When you order a data circuit, do you know who is actually installing the circuit? Do you know who is responsible for it after it is installed?

Recently, Motivity Communications sold a point to point 50 meg circuit from a customer’s site to a data center from a local CLEC. I could not believe the mess that ensued. The CLEC needed the help of many different people/companies to actually get the circuit installed.

AT&T had to bring the wire into the building. This is common as they own the “last mile” of wire/fiber in the Midwest. Century Link had to get involved to provide the connectivity between the two sites. The CLEC was supposed to bring the line up to the customer’s suite, but found it to be too expensive, so Motivity Communications had to find a tech to do that portion and credit the amount toward the customer’s bill. Finally, the data center on the Z end had to cross connect the circuit into a cage in the data center.

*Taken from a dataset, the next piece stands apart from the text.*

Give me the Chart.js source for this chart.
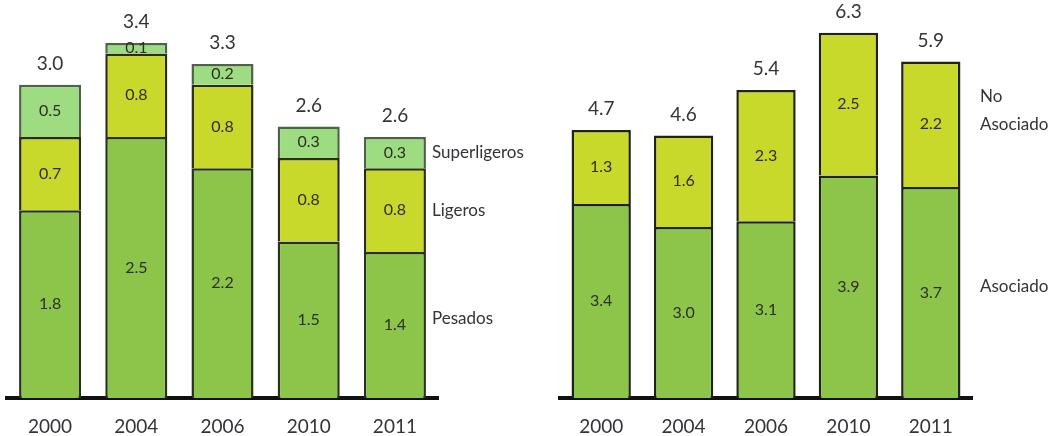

After all of this was done the circuit did not work. Who should be responsible here? To me it is the CLEC because all paperwork was signed on their letterhead. When we asked the CLEC for help they kept pointing fingers at everyone but themselves. They claimed it is a problem with the wire coming from AT&T, or with the line coming up from the basement. When those tested out fine, they blamed Century Link and the data center people for a bad circuit/cross connect.

This circle went on for weeks. It was up to Motivity to work with everyone to do the testing. My point was the CLEC needed to track all this down and deliver a clean working circuit. They did nothing! Luckily this circuit was ordered by a law firm who wrote a letter saying, “fix it or we will be cancelling.” Wow, did that get their attention.

They finally sent a tech out to see what was going on (2-3 weeks into the mess). This was the first time one of their techs ever went on site. When the tech arrived, he told the customer he did not understand why he was there as it was not on the CLEC’s network. Great customer service, huh?

The fact of the matter is, CLEC basically shuffled some paperwork around and bought pieces from many different providers, but refused to take responsibility for anything. Since they sold it, they are responsible for A to Z… or birth to death as I like to call it.

Can you imagine if a customer bought this directly from the CLEC? They would have no idea what to do when the CLEC was uncooperative. Once again, we see the value of the agent community. We know how to get involved to make issues like this go away so you the customer can go about your day to day work.